To contrary belief, an individual with the love language of physical touch does not have to be the touchiest person. Hugs, pats on the backs, and hand holding convey a sense of security and support. It helps the individual to know they are being cared for and understood. Physical presence plays an essential role in this love language.


How do I communicate with someone whose love language is physical touch?

Hold their hand. Touch their arm while conversing with them to convey understanding and connection. Give hugs or pat them on the back.


RECEIVING GIFTS

A central aspect to this love language is gift giving. This does not equate to someone being money-oriented or materialistic. An individual whose love language is receiving gifts is touched by the thoughtfulness and love put into giving a gift. They feel especially loved and supported when their partner gives them something they think the individual may enjoy. These individuals are particularly hurt when their partner forgets an important date, such as their birthday or anniversary. It is not about the amount of money spent, but the amount of thought and love put into giving the gift.


How do I communicate with someone whose love language is receiving gifts?

Purchase a small gift you think they would like when you go on vacation. Buy their favorite candy or snack for them as a surprise. Create a homemade arts and crafts project to give them when they are feeling sad. Avoid generic gifts. It’s the thought that counts!
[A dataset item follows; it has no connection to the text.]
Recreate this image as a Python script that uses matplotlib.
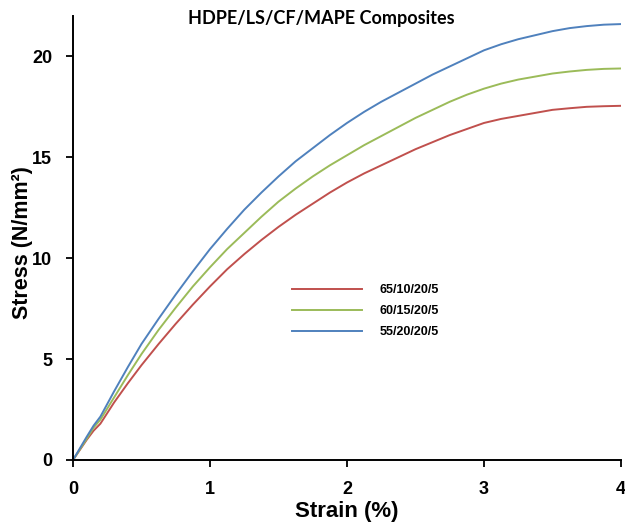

HOW DO I LEARN MY LOVE LANGUAGE?

Take the 30-item paired statement test online to discover your strongest love language. You will be presented with two options of what you would typically prefer in a situation. According to Chapman’s Love Language website (https://www.5lovelanguages.com), the profile will give you a “thorough analysis of your emotional communication preference.” This brief test can be completed in 10-15 minutes. It should be taken when you are in a relaxed, not tense, state of mind. At the end of the test, the profile will outline your strongest love language(s) , what it means, and how you can utilize your love language to connect with others to add more intimacy and fulfillment to your life.